She rushed to sign up for an Obamacare plan, which covered only basic necessities. She didn’t seek mental health care on that plan, and never got off the waitlist to see a neurologist.

A doctor at the clinic she visited expressed concern about the complexity of her needs relative to the coverage she had.

“You need better insurance,” the doctor told her, an assessment Knisely found “vaguely alarming.”

The instructor of Knisely’s final college course offered her a tip. “If you enroll in grad school, you can get health insurance.” And so, to get coverage, she enrolled in a graduate program, took out student loans and moved across the country.

If she’d had the option, she might have stayed home to focus on recovery. 

Coming off the bench

Keith Lampman-Perlman came out of retirement for health insurance.

A former fundraising executive, Lampman-Perlman retired with his husband in 2018 at age 51 and 57, respectively. They sold their 4,800 square-foot home in Pennsylvania and moved to a one-bedroom condominium by the sea in Provincetown, Massachusetts.

They also bought health insurance through the marketplace. Their plan cost $1,100 a month, with a $7,500 deductible.
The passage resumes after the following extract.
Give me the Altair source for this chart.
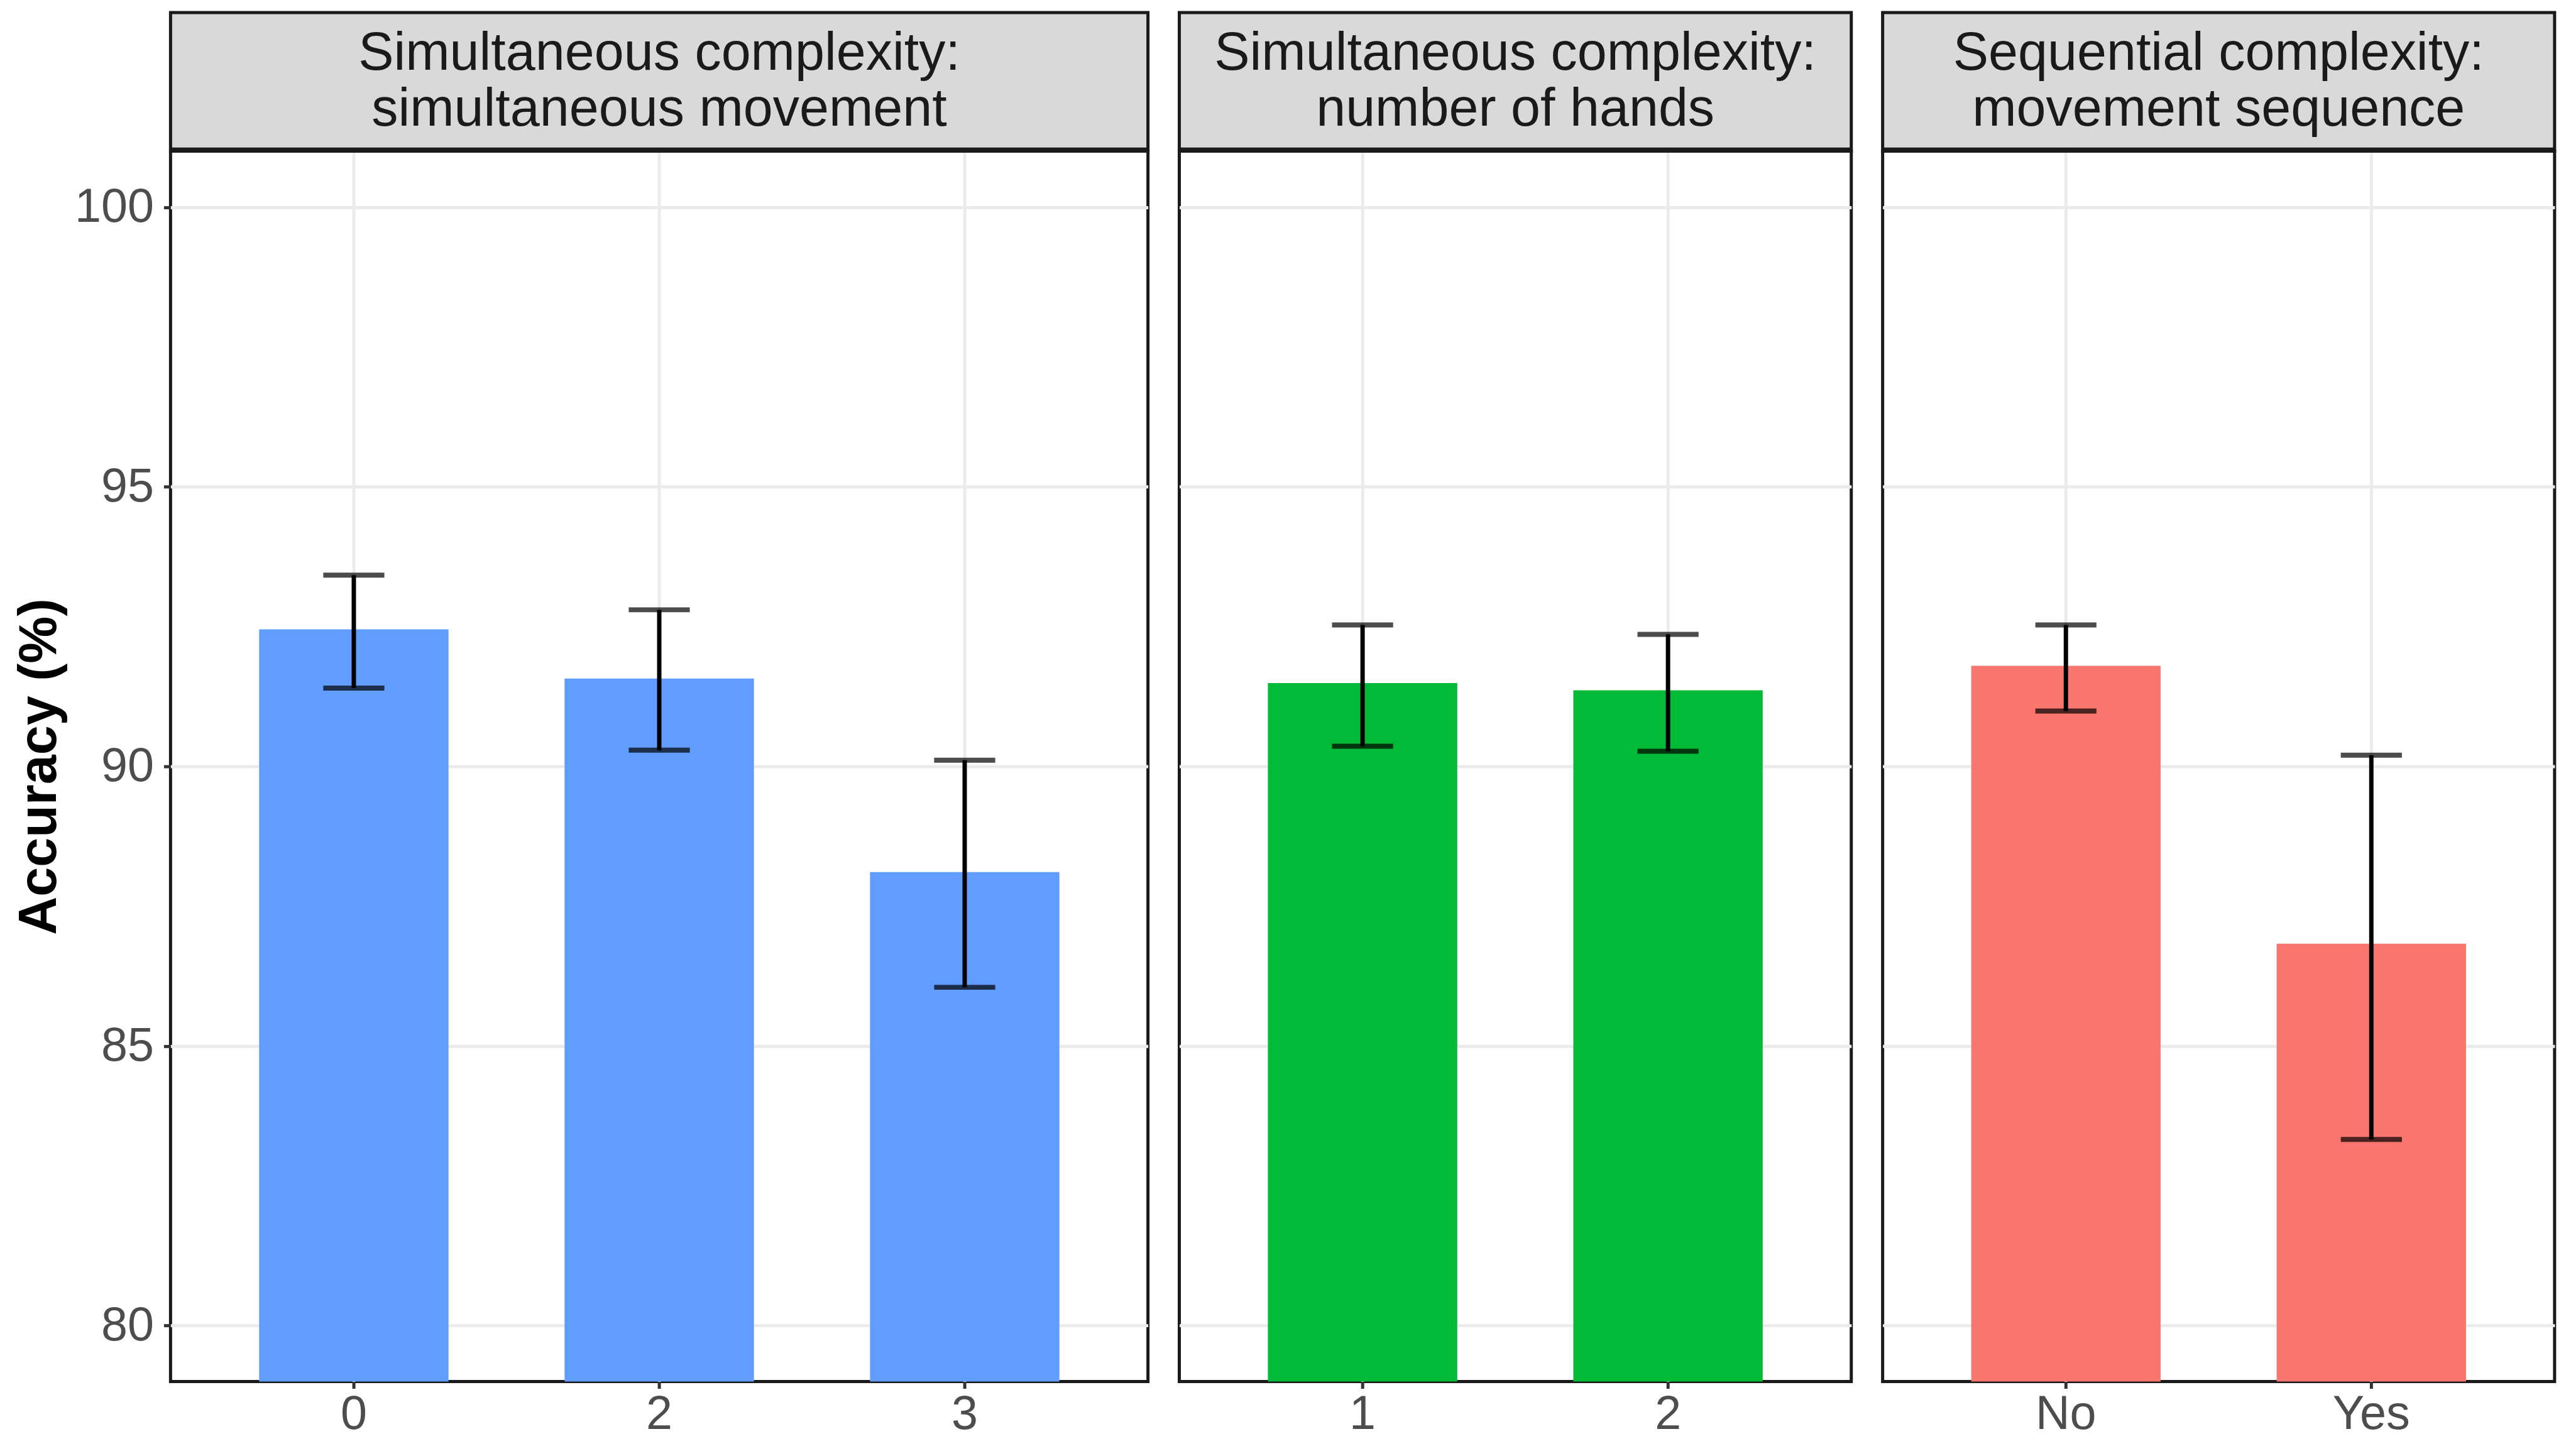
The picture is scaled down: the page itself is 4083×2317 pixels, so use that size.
import altair as alt
import pandas as pd

FONT = "Liberation Sans"

# ---- data ----
panel_titles = [
    "Simultaneous complexity:\nsimultaneous movement",
    "Simultaneous complexity:\nnumber of hands",
    "Sequential complexity:\nmovement sequence",
]
p1_levels = ["0", "2", "3"]
p1_mean = [92.45, 91.57, 88.11]
p1_lo = [91.40, 90.29, 86.05]
p1_hi = [93.42, 92.80, 90.11]

p2_levels = ["1", "2"]
p2_mean = [91.49, 91.36]
p2_lo = [90.36, 90.27]
p2_hi = [92.53, 92.36]

p3_levels = ["No", "Yes"]
p3_mean = [91.80, 86.83]
p3_lo = [90.99, 83.33]
p3_hi = [92.53, 90.20]

bar_colors = ["#619CFF", "#00BA38", "#F8766D"]
y_ticks = [80, 85, 90, 95, 100]

UNIT = 489
H = 1970
STRIP_H = 222
GRID = "#EBEBEB"
BORDER = "#1A1A1A"


def panel(i, levels, mean, lo, hi, first):
    W = UNIT * (len(levels) + 0.2)
    df = pd.DataFrame({"level": levels, "mean": mean, "lo": lo, "hi": hi})
    xscale = alt.Scale(paddingInner=0.38, paddingOuter=0.29)
    xaxis = alt.Axis(
        title=None, labelAngle=0, labelFontSize=76, labelColor="#4D4D4D",
        labelFont=FONT, labelPadding=4, domain=False, ticks=True, tickSize=11,
        tickWidth=5, tickColor="#333333", grid=True, gridColor=GRID,
        gridWidth=5, bandPosition=0.5,
    )
    yscale = alt.Scale(domain=[79, 101], nice=False, zero=False)
    if first:
        yaxis = alt.Axis(
            title="Accuracy (%)", titleFontSize=85, titleFontWeight="bold",
            titleColor="black", titleFont=FONT, titlePadding=12,
            values=y_ticks, format="d", labelLimit=400, labelFontSize=76,
            labelColor="#4D4D4D", labelFont=FONT, labelPadding=16,
            domain=False, tickSize=11, tickWidth=5, tickColor="#333333",
            grid=True, gridColor=GRID, gridWidth=5,
        )
    else:
        yaxis = alt.Axis(
            title=None, values=y_ticks, labels=False, ticks=False,
            domain=False, grid=True, gridColor=GRID, gridWidth=5,
        )
    x = alt.X("level:N", sort=levels, scale=xscale, axis=xaxis)
    base = alt.Chart(df)
    bars = base.mark_bar(color=bar_colors[i], clip=True).encode(
        x=x, y=alt.Y("mean:Q", scale=yscale, axis=yaxis)
    )
    xs = alt.X("level:N", sort=levels)
    rules = base.mark_rule(color="black", strokeWidth=7).encode(
        x=xs, y=alt.Y("lo:Q"), y2="hi:Q"
    )
    cap_lo = base.mark_tick(color="black", size=UNIT * 0.2, thickness=8).encode(
        x=xs, y=alt.Y("lo:Q")
    )
    cap_hi = base.mark_tick(color="black", size=UNIT * 0.2, thickness=8).encode(
        x=xs, y=alt.Y("hi:Q")
    )
    sdf = pd.DataFrame({"t": [panel_titles[i]]})
    strip_rect = alt.Chart(sdf).mark_rect(
        fill="#D9D9D9", stroke=BORDER, strokeWidth=5, clip=False
    ).encode(
        x=alt.value(0), x2=alt.value(W), y=alt.value(-STRIP_H), y2=alt.value(0)
    )
    strip_bottom = alt.Chart(sdf).mark_rule(
        color=BORDER, strokeWidth=8, clip=False
    ).encode(x=alt.value(0), x2=alt.value(W), y=alt.value(-2))
    strip_text = alt.Chart(sdf).mark_text(
        fontSize=85, font=FONT, color="#1A1A1A", lineBreak="\n",
        lineHeight=89, align="center", baseline="middle", clip=False,
    ).encode(x=alt.value(W / 2), y=alt.value(-STRIP_H + 66), text="t:N")
    return alt.layer(
        bars, rules, cap_lo, cap_hi, strip_rect, strip_bottom, strip_text
    ).properties(width=W, height=H)


p1 = panel(0, p1_levels, p1_mean, p1_lo, p1_hi, True)
p2 = panel(1, p2_levels, p2_mean, p2_lo, p2_hi, False)
p3 = panel(2, p3_levels, p3_mean, p3_lo, p3_hi, False)

chart = alt.hconcat(p1, p2, p3, spacing=36).properties(
    padding={"left": 10, "top": 0, "right": 3, "bottom": 0},
    background="white",
).configure_view(stroke=BORDER, strokeWidth=5).configure_axis(
    labelFont=FONT, titleFont=FONT
)

chart.save("out.html", embed_options={"renderer": "svg", "actions": False})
One evening in October 2019, while attending a gala fundraiser for a local art museum, Lampman-Perlman’s husband experienced chest pain. Because he’d previously had a serious heart problem, they took an ambulance to Cape Cod Hospital, about an hour away.

His husband turned out to be fine, but after a night in the hospital for observation, the couple met their deductible. They began thinking about how those costs could add up year after year on top of their monthly premiums.

“That’s a big chunk of change for anybody,” Lampman-Perlman said.

Lampman-Perlman switched to a lower-deductible plan that cost more each month. And though he says he was “the happiest retired person,” he started looking for a job with health benefits so he wouldn't have to keep paying on his own.

Now the general manager of the 81-unit condominium complex where he lives, he loves his job — and the corporate health insurance.

Watching Washington

Despite the ACA’s limitations, Knisely and Lampman-Perlman were lucky to have options at all.

Without the ACA, Knisely might have faced astronomical bills for her life-saving care, or never gotten eye surgery or physical therapy. Lampman-Perlman might have spent the rest of his life paying his husband’s full hospital bill, and they may not have been able to retire early at all.

“Only in America do two 50-somethings look very much forward to becoming 65 years old to be covered under Medicare,” Lampman-Perlman said.

Lowering the age of Medicare eligibility could ease burdens for millions of people who will still face drastic life choices even if the Supreme Court upholds all or part of the ACA.

Congress could also extend subsidies to more middle-income people, cap deductibles and out-of-pocket costs at more manageable levels, and create incentives for health care providers to accept marketplace insurance, which would expand access to care.

Reforms like these would be costly, requiring lawmakers to choose to prioritize funding for health coverage over other areas. That seems only fair to consumers who have long been making difficult choices just to get the health care they need.